The Hormuz Disruption and What It Means for African Gas

When the Strait of Hormuz effectively closed in late February 2026, the global energy system experienced its most significant single shock since Russia’s invasion of Ukraine. The conflict suspended roughly a fifth of global crude oil and natural gas supply.

Iran reportedly struck Qatar’s LNG infrastructure, triggering force majeure declarations and removing nearly 20% of global LNG volumes from the market. Brent crude surged past $110 per barrel within days.

For African gas producers, the disruption presents a dual consequence: immediate economic pressure and a structural strategic opportunity that demands urgent policy attention.

The Pressure

Surging oil prices are rippling across African economies, threatening higher fuel costs, rising inflation, and renewed pressure on currencies.

Countries that export crude but import refined products, Nigeria being the clearest example, find themselves in a paradoxical position. While they benefit from higher oil prices on paper, citizens face rising fuel costs at the pump.

At the same time, capital flight toward the U.S. dollar is heightening balance-of-payments risks in some of the continent’s more fragile economies.

The Opportunity

The more consequential story lies in how the crisis is reshaping buyer psychology.

Global LNG buyers are increasingly aware of the transit and geopolitical risks embedded in Gulf supply contracts. African LNG, supplied through Atlantic corridors and largely insulated from Hormuz transit risks, now carries a structural premium.

West and North African gas supplies are increasingly viewed as lower-risk alternatives, with buyers in Europe, China, and India showing growing interest.

With over 550 trillion cubic feet of undeveloped recoverable gas across the continent, Africa has the resource base to meet this demand at scale.

The Policy Imperative

Opportunity without policy execution is simply geology.

The window opened by this crisis, characterized by elevated prices, anxious buyers, and weakened confidence in Gulf supply chains, will not remain open indefinitely.

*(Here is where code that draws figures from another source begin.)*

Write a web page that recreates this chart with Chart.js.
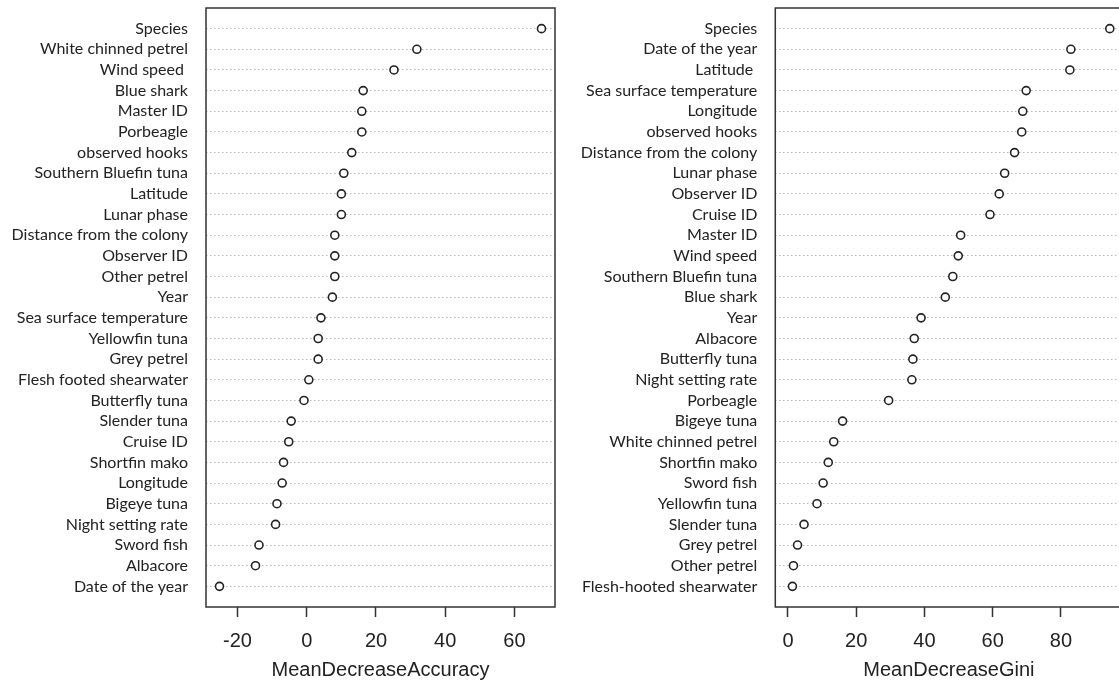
<!DOCTYPE html>
<html>
<head>
<meta charset="utf-8">
<script src="https://cdn.jsdelivr.net/npm/chart.js@4/dist/chart.umd.min.js"></script>
<style>
  html, body { margin: 0; padding: 0; background: #fff; overflow: hidden; }
  .panel { position: absolute; top: 0; height: 686px; }
  #leftBox { left: 0; width: 570px; }
  #rightBox { left: 570px; width: 560px; }
</style>
</head>
<body>
<div class="panel" id="leftBox"><canvas id="leftChart"></canvas></div>
<div class="panel" id="rightBox"><canvas id="rightChart"></canvas></div>
<script>
// Variable importance (random forest) - two dot charts

const accLabels = ['Species', 'White chinned petrel', 'Wind speed ', 'Blue shark', 'Master ID', 'Porbeagle',
  'observed hooks', 'Southern Bluefin tuna', 'Latitude', 'Lunar phase', 'Distance from the colony',
  'Observer ID', 'Other petrel', 'Year', 'Sea surface temperature', 'Yellowfin tuna', 'Grey petrel',
  'Flesh footed shearwater', 'Butterfly tuna', 'Slender tuna', 'Cruise ID', 'Shortfin mako', 'Longitude',
  'Bigeye tuna', 'Night setting rate', 'Sword fish', 'Albacore', 'Date of the year'];
const accValues = [67.8, 31.8, 25.2, 16.3, 15.9, 15.9, 13.0, 10.7, 10.0, 10.0, 8.1, 8.1, 8.1, 7.4,
  4.1, 3.3, 3.3, 0.6, -0.8, -4.5, -5.2, -6.7, -7.1, -8.6, -9.0, -13.8, -14.8, -25.2];
const accTicks = [-20, 0, 20, 40, 60];

const giniLabels = ['Species', 'Date of the year', 'Latitude ', 'Sea surface temperature', 'Longitude',
  'observed hooks', 'Distance from the colony', 'Lunar phase', 'Observer ID', 'Cruise ID', 'Master ID',
  'Wind speed', 'Southern Bluefin tuna', 'Blue shark', 'Year', 'Albacore', 'Butterfly tuna',
  'Night setting rate', 'Porbeagle', 'Bigeye tuna', 'White chinned petrel', 'Shortfin mako', 'Sword fish',
  'Yellowfin tuna', 'Slender tuna', 'Grey petrel', 'Other petrel', 'Flesh-hooted shearwater'];
const giniValues = [94.3, 82.9, 82.6, 69.8, 68.8, 68.5, 66.4, 63.5, 61.9, 59.2, 50.6, 49.9, 48.3, 46.1,
  39.0, 37.0, 36.6, 36.3, 29.5, 16.0, 13.4, 11.8, 10.3, 8.5, 4.7, 2.8, 1.6, 1.3];
const giniTicks = [0, 20, 40, 60, 80];

// draws the R-style box round the plot region
const boxPlugin = {
  id: 'box',
  afterDatasetsDraw(chart) {
    const { ctx, chartArea: a } = chart;
    ctx.save();
    ctx.strokeStyle = '#333';
    ctx.lineWidth = 1.5;
    ctx.strokeRect(a.left, a.top, a.right - a.left, a.bottom - a.top);
    ctx.restore();
  }
};

function dotChart(id, labels, values, tickVals, title, opt) {
  const n = labels.length;
  return new Chart(document.getElementById(id), {
    type: 'scatter',
    data: {
      datasets: [{
        data: values.map((v, i) => ({ x: v, y: i + 1 })),
        pointStyle: 'circle',
        pointRadius: 4,
        pointBorderWidth: 1.6,
        pointBorderColor: '#222',
        pointBackgroundColor: '#fff',
      }],
    },
    options: {
      responsive: true,
      maintainAspectRatio: false,
      animation: false,
      layout: { padding: { top: 8, right: opt.padRight, bottom: 0, left: 0 } },
      plugins: { legend: { display: false }, tooltip: { enabled: false } },
      scales: {
        x: {
          type: 'linear',
          min: opt.min,
          max: opt.max,
          afterBuildTicks: s => { s.ticks = tickVals.map(v => ({ value: v })); },
          afterFit: s => { s.height = 79; },
          grid: { drawOnChartArea: false, drawTicks: true, tickLength: 10, tickColor: '#333', tickWidth: 1.5 },
          border: { display: false },
          ticks: { padding: 12, color: '#222', font: { family: 'Liberation Sans', size: 20 } },
          title: {
            display: true, text: title, color: '#222',
            font: { family: 'Liberation Sans', size: 20 },
            padding: { top: 0, bottom: 4 },
          },
        },
        y: {
          type: 'linear',
          reverse: true,
          min: 0,
          max: n + 1,
          afterBuildTicks: s => { s.ticks = labels.map((l, i) => ({ value: i + 1 })); },
          afterFit: s => { s.width = opt.yWidth; s.paddingTop = 0; s.paddingBottom = 0; },
          grid: { drawTicks: false, color: '#b8b8b8', lineWidth: 1 },
          border: { display: false, dash: [1.5, 2.5] },
          ticks: {
            autoSkip: false,
            padding: 18,
            color: '#222',
            font: { family: 'Lato', size: 16 },
            callback: v => labels[v - 1],
          },
        },
      },
    },
    plugins: [boxPlugin],
  });
}

dotChart('leftChart', accLabels, accValues, accTicks, 'MeanDecreaseAccuracy',
  { min: -29.1, max: 71.7, yWidth: 206, padRight: 15 });
dotChart('rightChart', giniLabels, giniValues, giniTicks, 'MeanDecreaseGini',
  { min: -3.72, max: 98.0, yWidth: 205.3, padRight: 7.6 });
</script>
</body>
</html>
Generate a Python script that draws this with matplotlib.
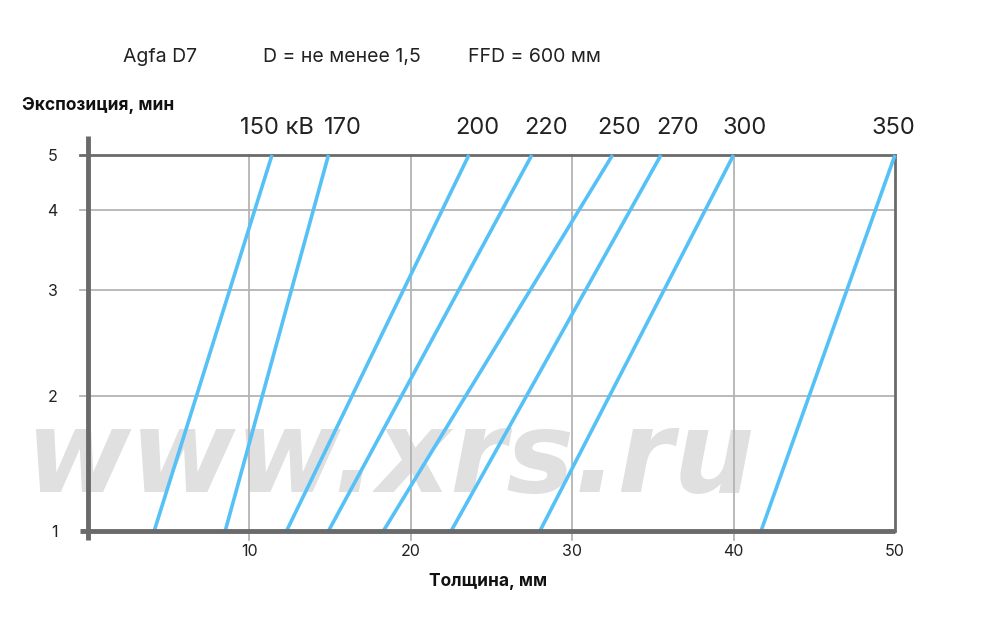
import numpy as np
import matplotlib.pyplot as plt
from matplotlib.transforms import blended_transform_factory

# ── data ────────────────────────────────────────────────────────────────────
voltages   = ["150 кВ", "170", "200", "220", "250", "270", "300", "350"]
thick_at_1 = [4.1, 8.5, 12.3, 14.9, 18.3, 22.5, 28.0, 41.7]   # мм при 1 мин
thick_at_5 = [11.4, 14.9, 23.6, 27.5, 32.5, 35.5, 40.0, 50.0] # мм при 5 мин
exposure   = [1, 5]

y_ticks = [1, 2, 3, 4, 5]
x_ticks = [10, 20, 30, 40, 50]

# the y axis of the original is hand-drawn (neither linear nor log):
# tick value -> relative position
y_pos = [0, 135, 241, 321, 376]

# ── style ───────────────────────────────────────────────────────────────────
FONT  = "Inter"
BLUE  = "#55c1f6"
GRID  = "#b4b4b4"
DARK  = "#6a6a6a"
plt.rcParams["font.family"] = [FONT, "DejaVu Sans"]

fwd = lambda v: np.interp(v, y_ticks, y_pos)
inv = lambda p: np.interp(p, y_pos, y_ticks)

fig = plt.figure(figsize=(10, 6.32), dpi=100)
ax = fig.add_axes([0.088, (632 - 531) / 632, 0.807, 376 / 632])
ax.set_yscale("function", functions=(fwd, inv))
ax.set_xlim(0, 50)
ax.set_ylim(1, 5)
for s in ax.spines.values():
    s.set_visible(False)

# watermark
ax.text(0.39, 1 - 461 / 632, "www.xrs.ru", transform=fig.transFigure,
        ha="center", va="center", fontsize=82, fontweight="bold",
        style="italic", family="DejaVu Sans", color="#e0e0e0",
        zorder=0.5, clip_on=False)

# grid
for x in x_ticks[:-1]:
    ax.plot([x, x], [-0.025, 1], color=GRID, lw=1.3, zorder=1,
            transform=blended_transform_factory(ax.transData, ax.transAxes),
            clip_on=False)
for y in y_ticks[1:-1]:
    ax.plot([-0.5, 50], [y, y], color=GRID, lw=1.3, zorder=1, clip_on=False)

# frame
ax.plot([-0.5, 50], [5, 5], color=DARK, lw=2, zorder=1.5, clip_on=False)
ax.plot([50, 50], [1, 5], color=DARK, lw=2, zorder=1.5, clip_on=False)
ax.plot([-0.5, 50], [1, 1], color=DARK, lw=3.5, zorder=3, clip_on=False,
        solid_capstyle="butt")
ax.plot([0, 0], [-0.025, 1.05], color=DARK, lw=3.5, zorder=3,
        transform=blended_transform_factory(ax.transData, ax.transAxes),
        clip_on=False, solid_capstyle="butt")

# curves
for lbl, x1, x5 in zip(voltages, thick_at_1, thick_at_5):
    ax.plot([x1, x5], exposure, color=BLUE, lw=2.6, zorder=2,
            solid_capstyle="butt", clip_on=False)

# voltage labels above the curves
label_shift = [0.3, 0.9, 0.5, 0.9, 0.4, 1.0, 0.7, -0.1]
for lbl, x5, dx in zip(voltages, thick_at_5, label_shift):
    ax.text(x5 + dx, 1.072, lbl, ha="center", va="center", fontsize=17,
            color="#222222",
            transform=blended_transform_factory(ax.transData, ax.transAxes))

ax.set_xticks(x_ticks)
ax.set_yticks(y_ticks)
ax.set_xticklabels([str(v) for v in x_ticks])
ax.set_yticklabels([str(v) for v in y_ticks])
ax.tick_params(axis="x", length=0, pad=9, labelsize=11.5, labelcolor="#222222")
ax.tick_params(axis="y", length=0, pad=22, labelsize=11.5, labelcolor="#222222")

# titles / axis names
fig.text(0.123, 1 - 57 / 632, "Agfa D7", fontsize=14, va="center",
         color="#222222")
fig.text(0.263, 1 - 57 / 632, "D = не менее 1,5", fontsize=14, va="center",
         color="#222222")
fig.text(0.468, 1 - 57 / 632, "FFD = 600 мм", fontsize=14, va="center",
         color="#222222")
fig.text(0.022, 1 - 105 / 632, "Экспозиция, мин", fontsize=12.5,
         fontweight="bold", va="center", color="#111111")
fig.text(0.488, 1 - 582 / 632, "Толщина, мм", fontsize=12.5,
         fontweight="bold", va="center", ha="center", color="#111111")

fig.savefig("out.png", dpi=100)
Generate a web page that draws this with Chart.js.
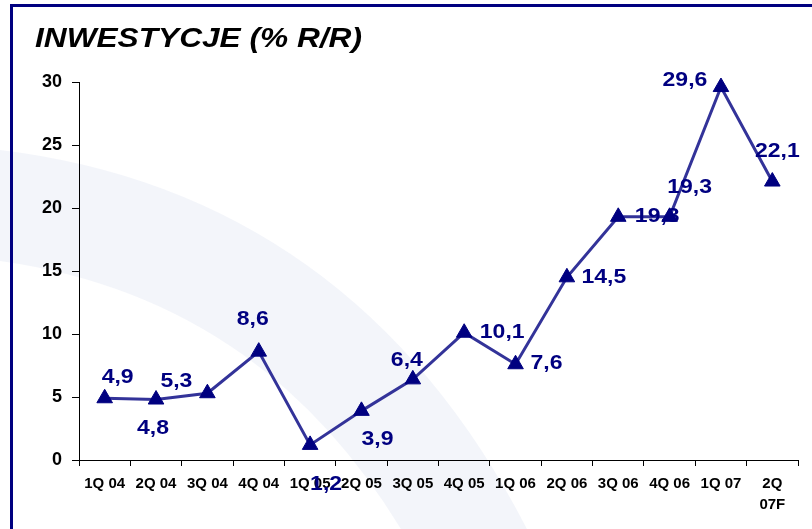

Governments must accelerate final investment decisions on stalled LNG projects, advance regional pipeline infrastructure, and engage proactively with long-term buyers while demand urgency remains high.

Projects such as the Nigeria–Morocco Gas Pipeline and the Trans-Saharan Gas Pipeline are not merely commercial ventures; they are strategic infrastructure that will determine whether African gas reaches global markets on Africa’s terms.

The Iran war has not created Africa’s gas opportunity. It has simply made it impossible to ignore.